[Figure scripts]
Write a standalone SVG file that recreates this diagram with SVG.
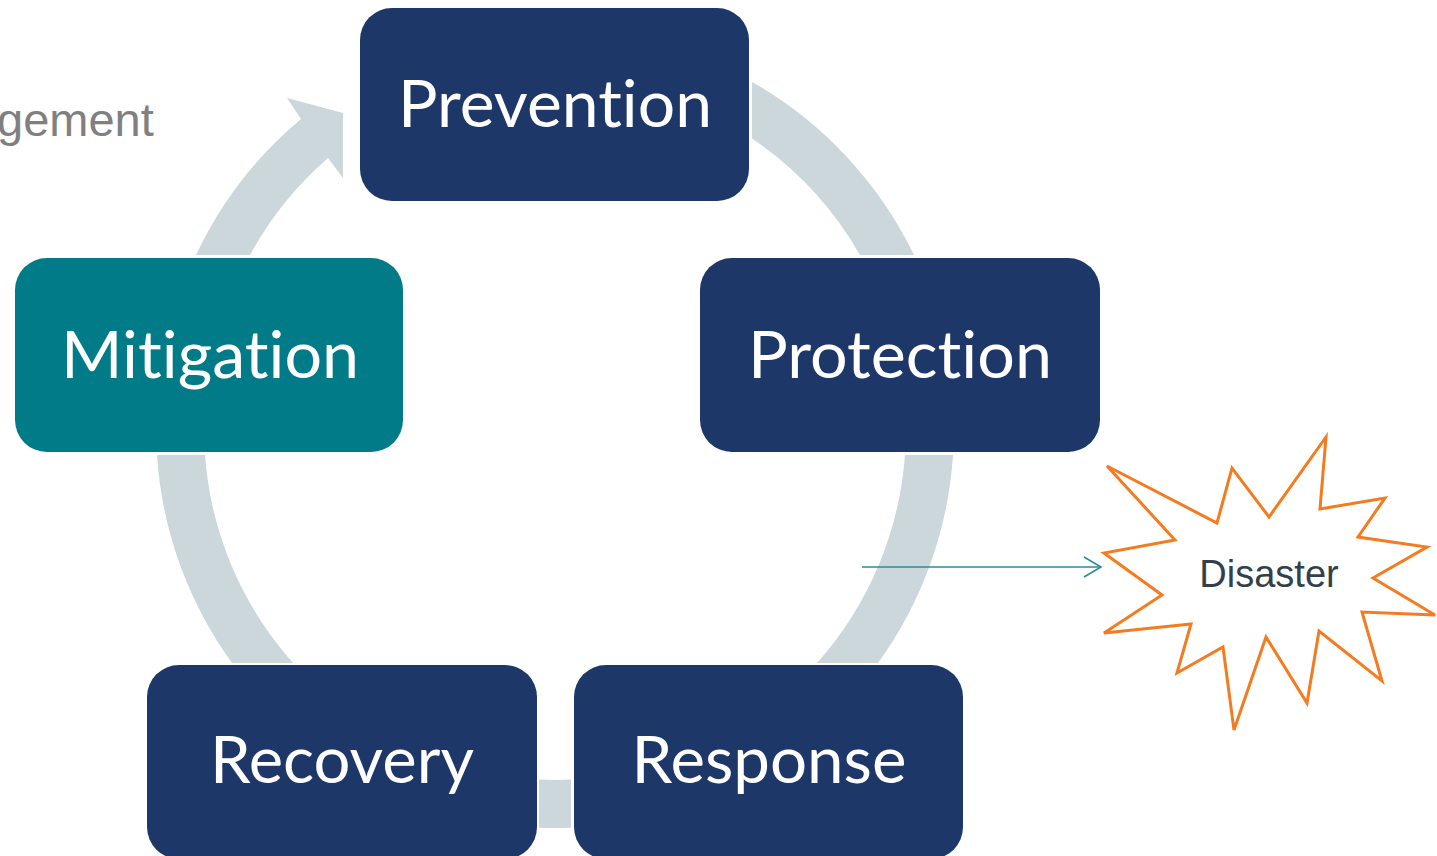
<svg xmlns="http://www.w3.org/2000/svg" width="1437" height="856" viewBox="0 0 1437 856">
<defs>
<style>
.ring{fill:#cbd7db;}
.box{fill:#1d3769;}
.boxt{fill:#007b87;}
.lbl{font-family:Lato,"Open Sans","Liberation Sans",sans-serif;font-size:66px;fill:#ffffff;text-anchor:middle;font-variant-ligatures:none;font-feature-settings:"liga" 0;}
.star{fill:#ffffff;stroke:#f47b20;stroke-width:3;stroke-linejoin:miter;}
.conn{stroke:#2b8c99;stroke-width:1.6;fill:none;}
</style>
<marker id="open" markerUnits="userSpaceOnUse" markerWidth="24" markerHeight="26" refX="18" refY="11" orient="auto" viewBox="0 0 24 26">
<path d="M1,1 L18,11 L1,21" fill="none" stroke="#2b8c99" stroke-width="1.6"/>
</marker>
</defs>
<rect width="1437" height="856" fill="#ffffff"/>
<text x="-3" y="136" font-family="'Liberation Sans',Arial,sans-serif" font-size="47" fill="#808080">gement</text>
<g id="cycle-ring">
<path class="ring" d="M752,82 A399,399 0 0 1 914,255 L860,255 A351,351 0 0 0 752,138.5 Z"/>
<path class="ring" d="M953,455 A399,399 0 0 1 878,663 L817,663 A351,351 0 0 0 905,455 Z"/>
<path class="ring" d="M571,827.7 A399,399 0 0 1 539,827.7 L539,779.6 A351,351 0 0 0 571,779.6 Z"/>
<path class="ring" d="M232,663 A399,399 0 0 1 157,455 L205,455 A351,351 0 0 0 293,663 Z"/>
<path class="ring" d="M196,255 A399,399 0 0 1 301,119 L287,98 L343,113 L343,178 L328,158 A351,351 0 0 0 250,255 Z"/>
</g>
<g id="prevention">
<rect class="box" x="360" y="8" width="389" height="193" rx="32"/>
<text class="lbl" x="555" y="127" textLength="314" lengthAdjust="spacingAndGlyphs">Prevention</text>
</g>
<g id="protection">
<rect class="box" x="700" y="258" width="400" height="194" rx="32"/>
<text class="lbl" x="900" y="378" textLength="304" lengthAdjust="spacingAndGlyphs">Protection</text>
</g>
<g id="mitigation">
<rect class="boxt" x="15" y="258" width="388" height="194" rx="32"/>
<text class="lbl" x="210" y="378" textLength="298" lengthAdjust="spacingAndGlyphs">Mitigation</text>
</g>
<g id="recovery">
<rect class="box" x="147" y="665" width="390" height="194" rx="32"/>
<text class="lbl" x="342" y="783" textLength="264" lengthAdjust="spacingAndGlyphs">Recovery</text>
</g>
<g id="response">
<rect class="box" x="574" y="665" width="389" height="194" rx="32"/>
<text class="lbl" x="769" y="783" textLength="275" lengthAdjust="spacingAndGlyphs">Response</text>
</g>
<g id="disaster">
<polygon class="star" points="1107,466 1217,523 1232,468 1269,517 1326,437 1320,509 1385,498 1358,537 1427,547 1373,578 1435,615 1362,612 1382,681 1319,631 1307,703 1266,637 1234,730 1223,647 1177,673 1191,624 1104,633 1162,595 1104,553 1175,540"/>
<text x="1269" y="587" font-family="'Liberation Sans',Arial,sans-serif" font-size="38" fill="#333f4a" text-anchor="middle">Disaster</text>
</g>
<g id="connectors">
<line class="conn" x1="862" y1="567" x2="1101" y2="567" marker-end="url(#open)"/>
</g>
</svg>
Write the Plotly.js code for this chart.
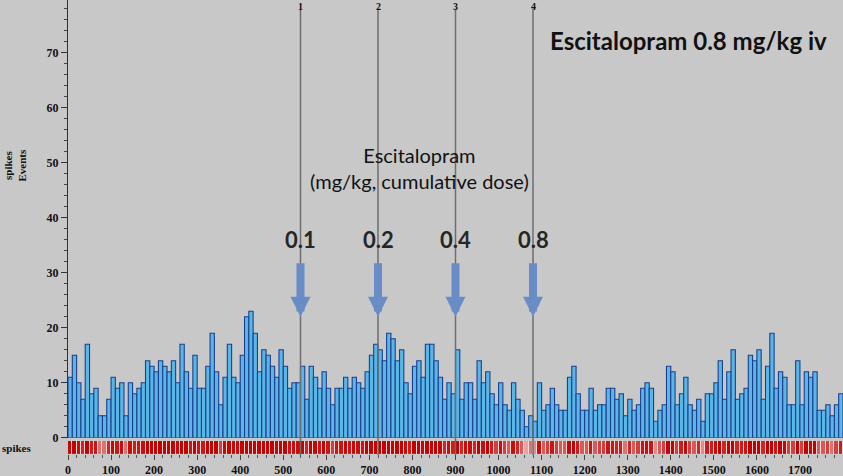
<!DOCTYPE html>
<html><head><meta charset="utf-8">
<script src="https://cdn.plot.ly/plotly-3.0.1.min.js"></script>
<style>html,body{margin:0;padding:0;background:#c8c8c8;}#chart{width:843px;height:476px;}</style>
</head><body><div id="chart"></div>
<script>
// spike counts per 10 s bin, from t = 0 s
const binWidth = 10;
const spikeCounts = [
 11,15,10,7,17,8,9,4,4,7, 11,9,10,4,10,8,9,10,14,13,
 12,14,13,12,14,10,17,12,9,15, 9,9,13,19,12,6,11,17,11,10,
 15,22,23,19,12,16,15,13,11,16, 13,9,10,10,13,7,13,11,9,12,
 9,6,9,9,11,9,11,10,9,12, 15,17,16,14,19,18,14,16,10,8,
 13,14,11,17,17,14,11,7,10,8, 16,7,10,10,7,14,10,12,8,6,
 10,6,5,10,7,5,2,4,3,10, 5,6,9,6,5,5,11,13,8,5,
 5,9,5,6,6,9,9,7,8,4, 7,5,6,9,10,9,3,5,6,13,
 12,6,8,11,6,5,7,3,8,8, 10,14,7,12,16,7,8,9,15,14,
 16,7,13,19,9,12,11,6,6,14, 6,12,11,12,5,5,6,4,6,8
];
const binCenters = spikeCounts.map((_, i) => i * binWidth + binWidth / 2);

const xTickVals = [0,100,200,300,400,500,600,700,800,900,1000,1100,1200,1300,1400,1500,1600,1700];
const yTickVals = [0,10,20,30,40,50,60,70,80];

const eventTimes = [540, 720, 900, 1080];
const eventLabels = ['1', '2', '3', '4'];
const doseLabels = ['0.1', '0.2', '0.4', '0.8'];

const titleText = 'Escitalopram 0.8 mg/kg iv';
const drugText = 'Escitalopram<br>(mg/kg, cumulative dose)';

const serif = 'Liberation Serif, Times New Roman, serif';
const sans = 'Lato, Open Sans, sans-serif';

const histTrace = {
  type: 'bar', x: binCenters, y: spikeCounts, width: binWidth,
  xaxis: 'x', yaxis: 'y',
  marker: { color: '#5ab6e6', line: { color: '#1b3f8f', width: 1.1 } },
  hoverinfo: 'x+y'
};
const rasterTrace = {
  type: 'heatmap', x: binCenters, y: [0], z: [spikeCounts],
  xaxis: 'x', yaxis: 'y2', xgap: 1, showscale: false,
  zmin: 0, zmax: 12,
  colorscale: [[0, '#f1d6d6'], [0.25, '#e28a8a'], [0.6, '#d02020'], [1, '#c40000']]
};

const shapes = [{
  type: 'rect', xref: 'paper', yref: 'y2 domain', x0: 0, x1: 1, y0: 0, y1: 1,
  fillcolor: '#f3dede', line: { width: 0 }, layer: 'below'
}];
eventTimes.forEach(t => shapes.push({
  type: 'line', xref: 'x', yref: 'paper', x0: t, x1: t, y0: 0, y1: 0.981,
  line: { color: '#6e6e6e', width: 1.5 }
}));

const annotations = [];
eventTimes.forEach((t, i) => {
  annotations.push({ xref: 'x', yref: 'paper', x: t, y: 1, xanchor: 'center', yanchor: 'top', yshift: 1,
    text: eventLabels[i], showarrow: false, font: { family: serif, size: 10, color: '#111', weight: 'bold' } });
  annotations.push({ xref: 'x', yref: 'y', x: t, y: 36, xanchor: 'center', yanchor: 'middle', text: doseLabels[i], showarrow: false,
    font: { family: sans, size: 22, color: '#262626', weight: 'bold' } });
  annotations.push({ xref: 'x', yref: 'y', x: t, y: 22, ax: 0, ay: -55, text: '',
    showarrow: true, arrowhead: 2, arrowwidth: 8, arrowsize: 0.5, arrowcolor: '#6a8cc6', standoff: 0 });
});
annotations.push({ xref: 'paper', yref: 'paper', x: 0.8, y: 0.912, xanchor: 'center', yanchor: 'middle',
  text: titleText, showarrow: false,
  font: { family: sans, size: 24, color: '#111', weight: 'bold' } });
annotations.push({ xref: 'paper', yref: 'paper', x: 0.454, y: 0.63, xanchor: 'center', yanchor: 'middle',
  text: drugText, showarrow: false,
  font: { family: sans, size: 20, color: '#111' } });
annotations.push({ xref: 'paper', yref: 'paper', x: -0.068, y: 0.637, xanchor: 'center', yanchor: 'middle',
  text: 'spikes<br>Events', textangle: -90,
  showarrow: false, font: { family: serif, size: 11, color: '#111', weight: 'bold' } });
annotations.push({ xref: 'paper', yref: 'paper', x: -0.066, y: 0.016, xanchor: 'center', yanchor: 'middle',
  text: 'spikes',
  showarrow: false, font: { family: serif, size: 11, color: '#111', weight: 'bold' } });

const layout = {
  width: 843, height: 476,
  margin: { l: 68, r: 0, t: 0, b: 21 },
  paper_bgcolor: '#c8c8c8', plot_bgcolor: '#c8c8c8',
  showlegend: false, bargap: 0,
  xaxis: {
    range: [0, 1800], anchor: 'y2', tickvals: xTickVals, ticktext: xTickVals.map(String),
    ticks: 'outside', ticklen: 5, tickwidth: 1, tickcolor: '#444',
    minor: { dtick: 20, ticks: 'outside', ticklen: 3, tickcolor: '#555' },
    showgrid: false, zeroline: false, showline: false,
    tickfont: { family: serif, size: 12, color: '#111', weight: 'bold' }
  },
  yaxis: {
    domain: [0.038, 1], range: [0, 79.6], anchor: 'x',
    tickvals: yTickVals, ticktext: yTickVals.map(String),
    ticks: 'outside', ticklen: 6, tickwidth: 1, tickcolor: '#333',
    minor: { dtick: 2, ticks: 'outside', ticklen: 3, tickcolor: '#444' },
    showline: true, linecolor: '#333', linewidth: 1,
    showgrid: false, zeroline: false,
    tickfont: { family: serif, size: 12, color: '#111', weight: 'bold' }
  },
  yaxis2: { domain: [0.002, 0.031], range: [-0.5, 0.5], anchor: 'x', visible: false },
  shapes: shapes, annotations: annotations
};

Plotly.newPlot('chart', [histTrace, rasterTrace], layout, { staticPlot: true, displayModeBar: false });
</script></body></html>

• **EXERCISE DIRECTIONS**: From the records above, give again only the part that opens with the line containing "Write the Plotly.js code for this chart." and closes with the line containing "const doseLabels = ['0.1', '0.2', '0.4', '0.8'];". Keep both ends but drop the pictures.

• **THE RESPONSE**:
Write the Plotly.js code for this chart.
<!DOCTYPE html>
<html><head><meta charset="utf-8">
<script src="https://cdn.plot.ly/plotly-3.0.1.min.js"></script>
<style>html,body{margin:0;padding:0;background:#c8c8c8;}#chart{width:843px;height:476px;}</style>
</head><body><div id="chart"></div>
<script>
// spike counts per 10 s bin, from t = 0 s
const binWidth = 10;
const spikeCounts = [
 11,15,10,7,17,8,9,4,4,7, 11,9,10,4,10,8,9,10,14,13,
 12,14,13,12,14,10,17,12,9,15, 9,9,13,19,12,6,11,17,11,10,
 15,22,23,19,12,16,15,13,11,16, 13,9,10,10,13,7,13,11,9,12,
 9,6,9,9,11,9,11,10,9,12, 15,17,16,14,19,18,14,16,10,8,
 13,14,11,17,17,14,11,7,10,8, 16,7,10,10,7,14,10,12,8,6,
 10,6,5,10,7,5,2,4,3,10, 5,6,9,6,5,5,11,13,8,5,
 5,9,5,6,6,9,9,7,8,4, 7,5,6,9,10,9,3,5,6,13,
 12,6,8,11,6,5,7,3,8,8, 10,14,7,12,16,7,8,9,15,14,
 16,7,13,19,9,12,11,6,6,14, 6,12,11,12,5,5,6,4,6,8
];
const binCenters = spikeCounts.map((_, i) => i * binWidth + binWidth / 2);

const xTickVals = [0,100,200,300,400,500,600,700,800,900,1000,1100,1200,1300,1400,1500,1600,1700];
const yTickVals = [0,10,20,30,40,50,60,70,80];

const eventTimes = [540, 720, 900, 1080];
const eventLabels = ['1', '2', '3', '4'];
const doseLabels = ['0.1', '0.2', '0.4', '0.8'];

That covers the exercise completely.